Scott Allen Hain had won the stay a day earlier from an appeals court. He was expected to be put to death Thursday night for helping to burn a man and woman alive in the trunk of their car in 1987.
Oklahoma had asked the court to intervene, arguing that Hain's appeals had run out.
The court's intervention seemed to shut the door on hopes by death row opponents that the court would soon consider banning executions of people who were juveniles when they committed their crimes.
The issue has been contentious for the court, which has held that states can put to death people who were 16 or 17 when they killed.
Last October, the four most liberal justices said the court should raise the age to 18.
"The practice of executing such offenders is a relic of the past and is inconsistent with evolving standards of decency in a civilized society," Justice John Paul Stevens said, along with Justices David H. Souter, Ruth Bader Ginsburg and Stephen Breyer.
The United States is one of a few countries that allow such executions.
The decision to allow the execution came from the court's conservatives: Chief Justice William H. Rehnquist and Justices Sandra Day O'Connor, Antonin Scalia, Anthony Kennedy and Clarence Thomas. The other four noted their objections.
Hain had won a reprieve from a panel of the 10th U.S. Circuit Court of Appeals in Denver, which voted 2-1 Wednesday night to stay the execution.
Hain is on death row for the killings of Michael Houghton, 27, and Laura Lee Sanders, 22, restaurant co-workers and friends, who were kidnapped Oct. 6, 1987, from behind a Tulsa bar and stuffed into the trunk of Sanders' car.
Hain was convicted with a man of taking the couple to a rural area and setting the car on fire.
Hain, now 32, says he acted under the control of Robert Lambert, a 21-year-old he had met on Tulsa's streets.
At issue in his appeal was whether the government should have paid for Hain's lawyer at a clemency hearing. An attorney appeared at the hearing with Hain, but said he could not present a credible case for clemency because he hadn't been able to prepare it, including bringing in experts to testify, because of lack of funds.
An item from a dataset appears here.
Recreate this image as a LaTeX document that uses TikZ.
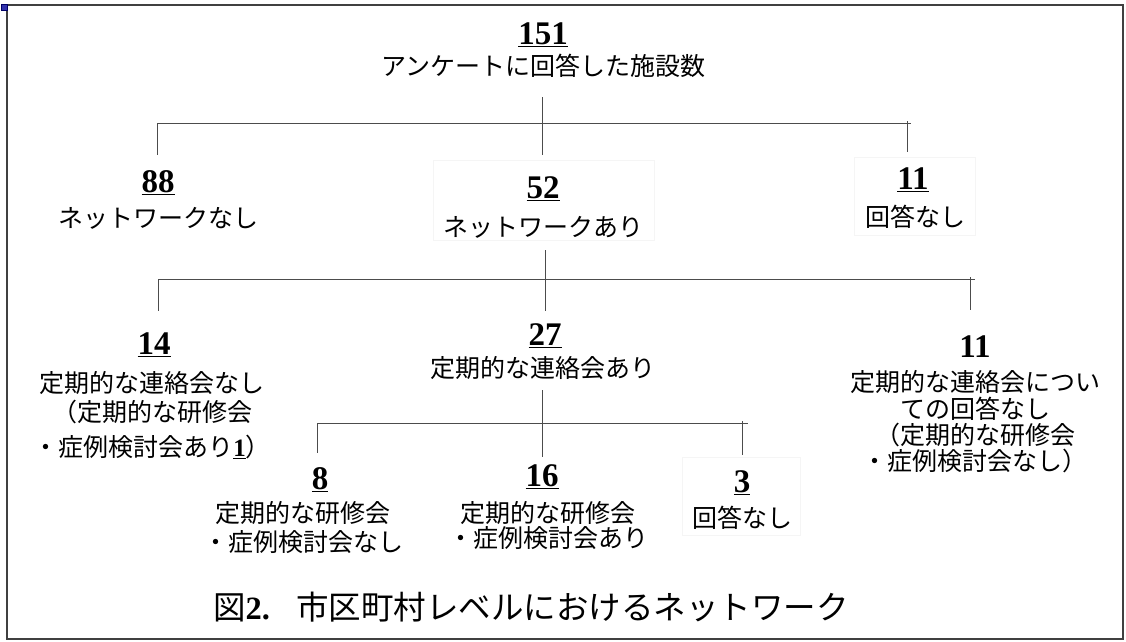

"If Hain would ultimately prevail in this appeal, it remains possible that he could persuade the Oklahoma Pardon and Parole Board to reconsider its decision and/or grant him a new clemency hearing," two 10th Circuit judges wrote.
Hain's lawyer, Steven Presson, said Hain talks about his regrets, describing haunting nightmares and dreams of trying to open the trunk but burning his hands.
Sanders' mother, Carol, was unmoved by Hain's apologies when he asked the parole board to spare his life.
"I don't know that he has heart to care," she said. "I think we're all looking forward to getting him out of our lives."
The murders ended what authorities said was a four-month crime spree by Hain and Lambert. The two were accused of sexually assaulting two Kansas women and later attacking a Tulsa couple, permanently injuring the man with a blow from a claw hammer and sexually assaulting and beating the woman.
Hain denied involvement in those attacks and was not tried for them after his conviction in the murders.